- Aim of the exercise
Below is a listing to transcribe in full and exactly; keep the pictures out.

- Collected data
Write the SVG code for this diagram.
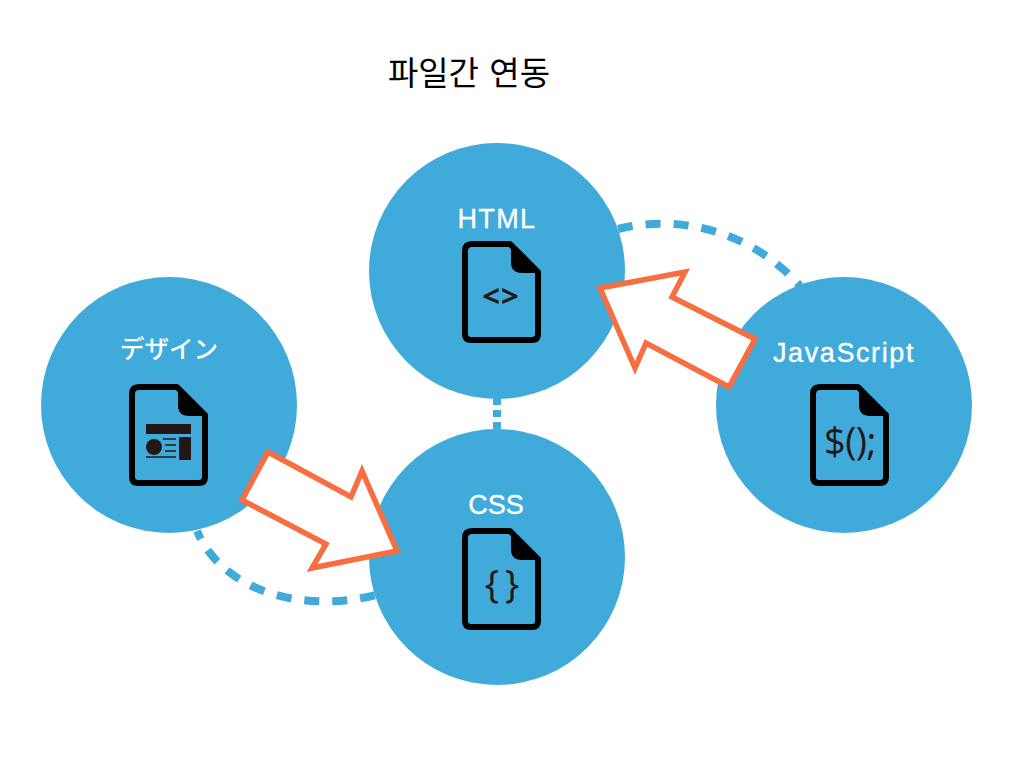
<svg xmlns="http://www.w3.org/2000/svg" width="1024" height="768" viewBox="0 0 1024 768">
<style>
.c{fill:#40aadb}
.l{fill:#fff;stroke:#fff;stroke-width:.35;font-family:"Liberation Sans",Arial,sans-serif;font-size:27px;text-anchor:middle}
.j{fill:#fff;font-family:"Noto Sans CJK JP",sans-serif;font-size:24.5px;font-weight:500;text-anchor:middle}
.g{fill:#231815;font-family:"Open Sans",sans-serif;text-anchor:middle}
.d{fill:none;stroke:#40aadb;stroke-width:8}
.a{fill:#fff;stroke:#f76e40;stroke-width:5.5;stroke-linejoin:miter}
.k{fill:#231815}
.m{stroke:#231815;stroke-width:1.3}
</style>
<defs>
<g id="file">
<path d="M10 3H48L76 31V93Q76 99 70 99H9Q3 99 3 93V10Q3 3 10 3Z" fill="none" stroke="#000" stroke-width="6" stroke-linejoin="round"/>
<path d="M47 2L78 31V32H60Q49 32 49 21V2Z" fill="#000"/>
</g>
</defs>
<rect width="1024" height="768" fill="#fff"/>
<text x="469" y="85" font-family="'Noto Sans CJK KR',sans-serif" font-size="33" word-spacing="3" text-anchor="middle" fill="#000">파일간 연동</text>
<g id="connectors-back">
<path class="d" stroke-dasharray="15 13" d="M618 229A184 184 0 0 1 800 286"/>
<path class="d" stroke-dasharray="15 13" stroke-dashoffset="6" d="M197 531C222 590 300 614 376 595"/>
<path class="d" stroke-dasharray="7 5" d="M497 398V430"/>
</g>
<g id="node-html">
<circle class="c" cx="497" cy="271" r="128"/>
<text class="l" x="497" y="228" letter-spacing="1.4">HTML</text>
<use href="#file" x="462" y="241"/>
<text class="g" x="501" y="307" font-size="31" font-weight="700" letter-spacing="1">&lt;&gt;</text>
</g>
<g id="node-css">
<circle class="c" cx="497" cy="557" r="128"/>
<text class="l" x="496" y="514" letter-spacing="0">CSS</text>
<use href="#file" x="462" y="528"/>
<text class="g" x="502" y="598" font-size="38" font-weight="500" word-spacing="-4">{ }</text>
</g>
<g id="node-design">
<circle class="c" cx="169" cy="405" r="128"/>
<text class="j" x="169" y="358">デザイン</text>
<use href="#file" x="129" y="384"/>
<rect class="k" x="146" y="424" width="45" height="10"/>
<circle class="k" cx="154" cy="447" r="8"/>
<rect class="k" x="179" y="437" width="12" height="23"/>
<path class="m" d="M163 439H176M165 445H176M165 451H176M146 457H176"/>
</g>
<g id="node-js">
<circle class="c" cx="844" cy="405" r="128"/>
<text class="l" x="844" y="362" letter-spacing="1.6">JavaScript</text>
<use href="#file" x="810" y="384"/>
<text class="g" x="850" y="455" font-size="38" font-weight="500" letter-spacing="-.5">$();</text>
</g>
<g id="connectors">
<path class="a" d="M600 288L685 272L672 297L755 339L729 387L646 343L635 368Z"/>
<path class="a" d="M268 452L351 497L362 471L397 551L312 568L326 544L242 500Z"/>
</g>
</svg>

- Written answer
Write the SVG code for this diagram.
<svg xmlns="http://www.w3.org/2000/svg" width="1024" height="768" viewBox="0 0 1024 768">
<style>
.c{fill:#40aadb}
.l{fill:#fff;stroke:#fff;stroke-width:.35;font-family:"Liberation Sans",Arial,sans-serif;font-size:27px;text-anchor:middle}
.j{fill:#fff;font-family:"Noto Sans CJK JP",sans-serif;font-size:24.5px;font-weight:500;text-anchor:middle}
.g{fill:#231815;font-family:"Open Sans",sans-serif;text-anchor:middle}
.d{fill:none;stroke:#40aadb;stroke-width:8}
.a{fill:#fff;stroke:#f76e40;stroke-width:5.5;stroke-linejoin:miter}
.k{fill:#231815}
.m{stroke:#231815;stroke-width:1.3}
</style>
<defs>
<g id="file">
<path d="M10 3H48L76 31V93Q76 99 70 99H9Q3 99 3 93V10Q3 3 10 3Z" fill="none" stroke="#000" stroke-width="6" stroke-linejoin="round"/>
<path d="M47 2L78 31V32H60Q49 32 49 21V2Z" fill="#000"/>
</g>
</defs>
<rect width="1024" height="768" fill="#fff"/>
<text x="469" y="85" font-family="'Noto Sans CJK KR',sans-serif" font-size="33" word-spacing="3" text-anchor="middle" fill="#000">파일간 연동</text>
<g id="connectors-back">
<path class="d" stroke-dasharray="15 13" d="M618 229A184 184 0 0 1 800 286"/>
<path class="d" stroke-dasharray="15 13" stroke-dashoffset="6" d="M197 531C222 590 300 614 376 595"/>
<path class="d" stroke-dasharray="7 5" d="M497 398V430"/>
</g>
<g id="node-html">
<circle class="c" cx="497" cy="271" r="128"/>
<text class="l" x="497" y="228" letter-spacing="1.4">HTML</text>
<use href="#file" x="462" y="241"/>
<text class="g" x="501" y="307" font-size="31" font-weight="700" letter-spacing="1">&lt;&gt;</text>
</g>
<g id="node-css">
<circle class="c" cx="497" cy="557" r="128"/>
<text class="l" x="496" y="514" letter-spacing="0">CSS</text>
<use href="#file" x="462" y="528"/>
<text class="g" x="502" y="598" font-size="38" font-weight="500" word-spacing="-4">{ }</text>
</g>
<g id="node-design">
<circle class="c" cx="169" cy="405" r="128"/>
<text class="j" x="169" y="358">デザイン</text>
<use href="#file" x="129" y="384"/>
<rect class="k" x="146" y="424" width="45" height="10"/>
<circle class="k" cx="154" cy="447" r="8"/>
<rect class="k" x="179" y="437" width="12" height="23"/>
<path class="m" d="M163 439H176M165 445H176M165 451H176M146 457H176"/>
</g>
<g id="node-js">
<circle class="c" cx="844" cy="405" r="128"/>
<text class="l" x="844" y="362" letter-spacing="1.6">JavaScript</text>
<use href="#file" x="810" y="384"/>
<text class="g" x="850" y="455" font-size="38" font-weight="500" letter-spacing="-.5">$();</text>
</g>
<g id="connectors">
<path class="a" d="M600 288L685 272L672 297L755 339L729 387L646 343L635 368Z"/>
<path class="a" d="M268 452L351 497L362 471L397 551L312 568L326 544L242 500Z"/>
</g>
</svg>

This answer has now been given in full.